I put this query out on Facebook but may as well repeat it here, since the answer hasn't come zinging back in unambiguous terms as yet...

Who coined the terms "high fantasy" and "low fantasy" - both the concepts and the actual phrases? I feel this is something I ought to know just like that, since they have historically had quite wide currency, even though (for several reasons) I dislike and avoid them myself.

[identity profile] heliopausa.livejournal.com 2014-04-20 02:42 pm (UTC)(link)
My guess, after a short check via the google N-gram thing, is that the use of the two terms as opposed to each other started around 1978, in Dark Imaginings (http://books.google.com.vn/books?id=0zNaAAAAYAAJ&q=%22low+fantasy%22&dq=%22low+fantasy%22&hl=en&sa=X&ei=XttTU9KCIcb1kQXJq4GQAQ&redir_esc=y), a work of literary criticism by Robert H. Boyer, Kenneth J. Zahorski (which I haven't read).
The term "high fantasy" seems to have been around since the mid-nineteenth century, though.

Editing to add: The term "low fantasy" was around earlier in the 1970s, but it looks like it was then being used by psychologists to describe children who didn't fantasise much, as e.g. "Seven- to nine-year-old boys were initially administered part of the Michigan Picture Test and then categorized as High and Low Fantasy on the basis of their scores..."
Edited 2014-04-20 14:47 (UTC)
larryhammer: floral print origami penguin, facing left (Default)

[personal profile] larryhammer 2014-04-20 03:09 pm (UTC)(link)
The Encyclopedia of Fantasy credits low fantasy to Boyer and Zahorski, but in the introduction to The Fantastic Imagination from 1977.

---L.

[identity profile] steepholm.livejournal.com 2014-04-20 03:56 pm (UTC)(link)
Interesting - thanks!
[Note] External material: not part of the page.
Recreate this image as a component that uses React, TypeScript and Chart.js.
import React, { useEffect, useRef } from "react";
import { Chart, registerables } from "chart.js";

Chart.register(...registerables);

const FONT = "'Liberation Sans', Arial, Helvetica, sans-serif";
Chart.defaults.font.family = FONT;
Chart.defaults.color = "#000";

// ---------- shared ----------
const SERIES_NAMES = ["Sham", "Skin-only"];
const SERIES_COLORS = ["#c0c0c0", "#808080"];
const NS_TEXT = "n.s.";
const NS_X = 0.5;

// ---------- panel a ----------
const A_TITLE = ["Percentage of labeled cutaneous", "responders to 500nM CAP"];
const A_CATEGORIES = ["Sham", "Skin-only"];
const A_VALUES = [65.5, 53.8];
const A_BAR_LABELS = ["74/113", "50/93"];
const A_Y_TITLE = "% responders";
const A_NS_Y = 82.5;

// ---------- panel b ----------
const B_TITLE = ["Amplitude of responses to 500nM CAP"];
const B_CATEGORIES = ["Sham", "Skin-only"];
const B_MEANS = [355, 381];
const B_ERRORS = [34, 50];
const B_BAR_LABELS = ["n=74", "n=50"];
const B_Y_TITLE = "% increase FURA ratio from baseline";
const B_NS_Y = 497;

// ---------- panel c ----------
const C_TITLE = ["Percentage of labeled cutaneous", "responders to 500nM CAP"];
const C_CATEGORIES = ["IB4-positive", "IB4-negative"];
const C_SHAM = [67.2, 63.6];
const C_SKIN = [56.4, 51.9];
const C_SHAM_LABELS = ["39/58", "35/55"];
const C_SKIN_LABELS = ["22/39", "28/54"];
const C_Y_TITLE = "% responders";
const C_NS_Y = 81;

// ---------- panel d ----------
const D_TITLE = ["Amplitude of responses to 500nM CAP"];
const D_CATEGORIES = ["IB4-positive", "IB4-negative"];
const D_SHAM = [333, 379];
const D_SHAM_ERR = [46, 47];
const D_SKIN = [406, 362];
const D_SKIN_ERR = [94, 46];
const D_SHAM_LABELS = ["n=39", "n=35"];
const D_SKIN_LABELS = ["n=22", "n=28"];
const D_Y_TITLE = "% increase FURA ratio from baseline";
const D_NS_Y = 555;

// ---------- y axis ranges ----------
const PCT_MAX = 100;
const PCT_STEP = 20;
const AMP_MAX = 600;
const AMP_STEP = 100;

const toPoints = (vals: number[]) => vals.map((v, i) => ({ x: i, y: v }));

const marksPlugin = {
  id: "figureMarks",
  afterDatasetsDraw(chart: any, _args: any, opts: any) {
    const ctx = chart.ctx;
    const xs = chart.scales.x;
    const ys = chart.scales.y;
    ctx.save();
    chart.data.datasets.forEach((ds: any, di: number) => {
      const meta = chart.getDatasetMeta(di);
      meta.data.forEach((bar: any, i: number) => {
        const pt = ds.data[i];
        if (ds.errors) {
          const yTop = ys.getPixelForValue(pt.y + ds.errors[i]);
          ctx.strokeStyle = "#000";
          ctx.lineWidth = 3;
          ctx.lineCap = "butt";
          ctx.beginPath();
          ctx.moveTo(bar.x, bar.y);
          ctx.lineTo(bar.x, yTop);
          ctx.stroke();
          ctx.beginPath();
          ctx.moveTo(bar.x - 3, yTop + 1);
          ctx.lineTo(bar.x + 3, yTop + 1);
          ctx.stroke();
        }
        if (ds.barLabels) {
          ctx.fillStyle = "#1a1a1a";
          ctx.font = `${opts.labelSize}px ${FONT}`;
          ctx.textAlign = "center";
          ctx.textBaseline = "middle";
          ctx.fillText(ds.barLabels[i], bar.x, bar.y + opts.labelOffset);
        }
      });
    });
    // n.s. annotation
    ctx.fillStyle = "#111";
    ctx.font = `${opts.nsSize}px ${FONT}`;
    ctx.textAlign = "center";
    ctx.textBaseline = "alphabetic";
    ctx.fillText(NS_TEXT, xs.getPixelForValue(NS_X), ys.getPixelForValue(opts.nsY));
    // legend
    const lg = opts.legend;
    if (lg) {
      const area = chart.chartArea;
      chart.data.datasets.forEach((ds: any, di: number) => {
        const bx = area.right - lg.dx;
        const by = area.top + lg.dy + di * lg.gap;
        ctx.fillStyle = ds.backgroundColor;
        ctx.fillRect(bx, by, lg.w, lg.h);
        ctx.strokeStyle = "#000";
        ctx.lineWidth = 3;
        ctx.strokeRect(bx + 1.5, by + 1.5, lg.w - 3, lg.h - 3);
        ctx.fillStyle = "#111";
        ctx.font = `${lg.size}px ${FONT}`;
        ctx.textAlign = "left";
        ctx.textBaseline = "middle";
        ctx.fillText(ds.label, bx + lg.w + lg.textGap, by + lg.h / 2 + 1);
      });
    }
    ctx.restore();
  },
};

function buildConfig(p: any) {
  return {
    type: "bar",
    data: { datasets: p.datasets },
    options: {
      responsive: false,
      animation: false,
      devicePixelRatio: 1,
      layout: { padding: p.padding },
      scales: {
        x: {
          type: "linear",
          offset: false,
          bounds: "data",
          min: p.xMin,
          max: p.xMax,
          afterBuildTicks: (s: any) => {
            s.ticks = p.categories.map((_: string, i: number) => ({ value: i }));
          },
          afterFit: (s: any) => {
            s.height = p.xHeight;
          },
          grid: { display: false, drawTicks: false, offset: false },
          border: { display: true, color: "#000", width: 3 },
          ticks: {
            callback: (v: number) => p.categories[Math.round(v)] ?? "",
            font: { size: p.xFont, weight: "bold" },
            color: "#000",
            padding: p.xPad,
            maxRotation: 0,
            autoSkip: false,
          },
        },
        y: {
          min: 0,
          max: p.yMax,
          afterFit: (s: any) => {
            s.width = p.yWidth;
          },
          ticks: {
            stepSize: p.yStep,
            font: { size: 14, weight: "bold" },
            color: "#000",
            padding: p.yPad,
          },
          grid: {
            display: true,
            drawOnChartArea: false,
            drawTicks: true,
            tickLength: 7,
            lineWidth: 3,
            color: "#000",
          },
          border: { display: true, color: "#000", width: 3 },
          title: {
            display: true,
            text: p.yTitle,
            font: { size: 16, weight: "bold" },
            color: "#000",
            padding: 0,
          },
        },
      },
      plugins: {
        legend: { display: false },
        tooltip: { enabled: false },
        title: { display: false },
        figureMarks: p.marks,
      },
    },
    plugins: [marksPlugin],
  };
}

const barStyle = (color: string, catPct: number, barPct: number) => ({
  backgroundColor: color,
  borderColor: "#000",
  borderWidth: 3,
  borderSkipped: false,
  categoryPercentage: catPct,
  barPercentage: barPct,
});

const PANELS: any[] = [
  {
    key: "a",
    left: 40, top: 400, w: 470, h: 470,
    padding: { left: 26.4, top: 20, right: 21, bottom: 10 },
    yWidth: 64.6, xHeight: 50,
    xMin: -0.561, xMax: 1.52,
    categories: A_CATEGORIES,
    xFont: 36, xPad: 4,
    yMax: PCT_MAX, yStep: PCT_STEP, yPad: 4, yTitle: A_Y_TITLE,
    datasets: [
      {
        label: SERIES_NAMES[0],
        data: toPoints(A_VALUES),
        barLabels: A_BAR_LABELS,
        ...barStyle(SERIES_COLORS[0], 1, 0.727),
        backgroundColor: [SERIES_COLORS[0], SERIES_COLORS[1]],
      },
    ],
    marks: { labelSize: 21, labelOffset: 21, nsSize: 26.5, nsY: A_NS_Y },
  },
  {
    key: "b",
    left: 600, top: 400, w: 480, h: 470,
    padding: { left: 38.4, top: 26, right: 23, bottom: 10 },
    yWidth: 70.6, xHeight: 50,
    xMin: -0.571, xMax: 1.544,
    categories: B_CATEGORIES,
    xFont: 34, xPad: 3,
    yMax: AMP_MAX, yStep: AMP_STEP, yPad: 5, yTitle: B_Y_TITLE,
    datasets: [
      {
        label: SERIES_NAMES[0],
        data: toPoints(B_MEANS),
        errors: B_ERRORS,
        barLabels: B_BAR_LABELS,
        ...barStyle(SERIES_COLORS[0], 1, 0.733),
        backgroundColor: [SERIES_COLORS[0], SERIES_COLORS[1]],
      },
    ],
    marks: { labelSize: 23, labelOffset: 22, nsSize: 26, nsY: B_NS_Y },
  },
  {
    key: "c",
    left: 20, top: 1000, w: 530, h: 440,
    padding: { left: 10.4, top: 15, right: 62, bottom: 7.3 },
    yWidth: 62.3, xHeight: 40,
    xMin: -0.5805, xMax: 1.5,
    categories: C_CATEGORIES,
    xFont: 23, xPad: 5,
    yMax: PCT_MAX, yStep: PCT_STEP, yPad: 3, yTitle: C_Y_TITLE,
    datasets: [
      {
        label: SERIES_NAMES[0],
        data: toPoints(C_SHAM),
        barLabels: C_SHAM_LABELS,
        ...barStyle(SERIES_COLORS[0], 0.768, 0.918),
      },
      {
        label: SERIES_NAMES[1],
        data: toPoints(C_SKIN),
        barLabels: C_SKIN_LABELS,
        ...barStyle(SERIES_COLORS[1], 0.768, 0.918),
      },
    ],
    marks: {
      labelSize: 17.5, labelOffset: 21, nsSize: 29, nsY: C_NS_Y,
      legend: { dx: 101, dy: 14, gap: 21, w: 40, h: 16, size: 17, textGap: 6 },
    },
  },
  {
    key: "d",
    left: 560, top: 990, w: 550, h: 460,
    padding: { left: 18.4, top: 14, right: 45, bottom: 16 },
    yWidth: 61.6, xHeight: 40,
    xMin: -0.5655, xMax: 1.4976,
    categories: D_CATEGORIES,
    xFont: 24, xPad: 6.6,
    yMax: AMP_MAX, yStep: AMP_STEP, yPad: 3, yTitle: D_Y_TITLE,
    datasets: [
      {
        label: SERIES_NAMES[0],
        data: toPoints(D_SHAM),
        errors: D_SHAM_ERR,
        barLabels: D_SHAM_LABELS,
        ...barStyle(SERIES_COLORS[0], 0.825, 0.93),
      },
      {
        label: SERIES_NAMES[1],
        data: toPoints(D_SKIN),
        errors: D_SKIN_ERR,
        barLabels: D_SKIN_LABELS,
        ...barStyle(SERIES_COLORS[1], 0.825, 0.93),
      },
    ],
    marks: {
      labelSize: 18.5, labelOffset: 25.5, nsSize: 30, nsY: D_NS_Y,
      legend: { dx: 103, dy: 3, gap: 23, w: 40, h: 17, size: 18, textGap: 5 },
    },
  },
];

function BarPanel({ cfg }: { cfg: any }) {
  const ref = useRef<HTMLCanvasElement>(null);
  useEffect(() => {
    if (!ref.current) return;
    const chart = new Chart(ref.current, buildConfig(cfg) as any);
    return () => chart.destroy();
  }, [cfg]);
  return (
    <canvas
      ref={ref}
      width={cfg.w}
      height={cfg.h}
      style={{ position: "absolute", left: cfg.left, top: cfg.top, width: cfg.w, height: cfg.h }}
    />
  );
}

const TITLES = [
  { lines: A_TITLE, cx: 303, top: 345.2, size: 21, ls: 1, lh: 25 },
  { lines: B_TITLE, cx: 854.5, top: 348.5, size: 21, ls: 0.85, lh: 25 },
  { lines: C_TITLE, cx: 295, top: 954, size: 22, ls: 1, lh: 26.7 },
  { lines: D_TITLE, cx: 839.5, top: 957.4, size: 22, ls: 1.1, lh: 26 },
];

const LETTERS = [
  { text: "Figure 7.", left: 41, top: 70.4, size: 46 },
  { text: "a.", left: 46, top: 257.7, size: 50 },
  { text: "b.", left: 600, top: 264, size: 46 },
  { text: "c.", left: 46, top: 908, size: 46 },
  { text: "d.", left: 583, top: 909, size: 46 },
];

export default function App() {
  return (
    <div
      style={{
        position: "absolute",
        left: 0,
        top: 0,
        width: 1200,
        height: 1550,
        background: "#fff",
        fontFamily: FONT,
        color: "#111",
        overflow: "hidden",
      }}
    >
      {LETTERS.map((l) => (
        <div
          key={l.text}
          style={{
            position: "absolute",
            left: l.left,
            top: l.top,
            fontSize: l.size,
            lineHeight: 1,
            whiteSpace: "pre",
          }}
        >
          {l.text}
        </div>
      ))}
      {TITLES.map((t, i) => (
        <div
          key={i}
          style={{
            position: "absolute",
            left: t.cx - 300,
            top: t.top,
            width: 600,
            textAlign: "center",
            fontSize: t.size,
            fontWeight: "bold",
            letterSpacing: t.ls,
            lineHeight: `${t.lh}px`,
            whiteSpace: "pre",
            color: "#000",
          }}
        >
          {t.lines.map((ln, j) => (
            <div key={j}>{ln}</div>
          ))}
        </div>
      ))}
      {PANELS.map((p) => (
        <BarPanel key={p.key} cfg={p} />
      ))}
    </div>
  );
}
I would assume (though I've not looked into it yet) that "high fantasy" in a 19-century context would mean something very different from its use in opposition to "low fantasy" - more a matter of elevated expression or even the rank of the characters involved. Mind you, those connotations linger even its later usage, along with a motley rag-bag of other ones (one reason why the term has very little utility).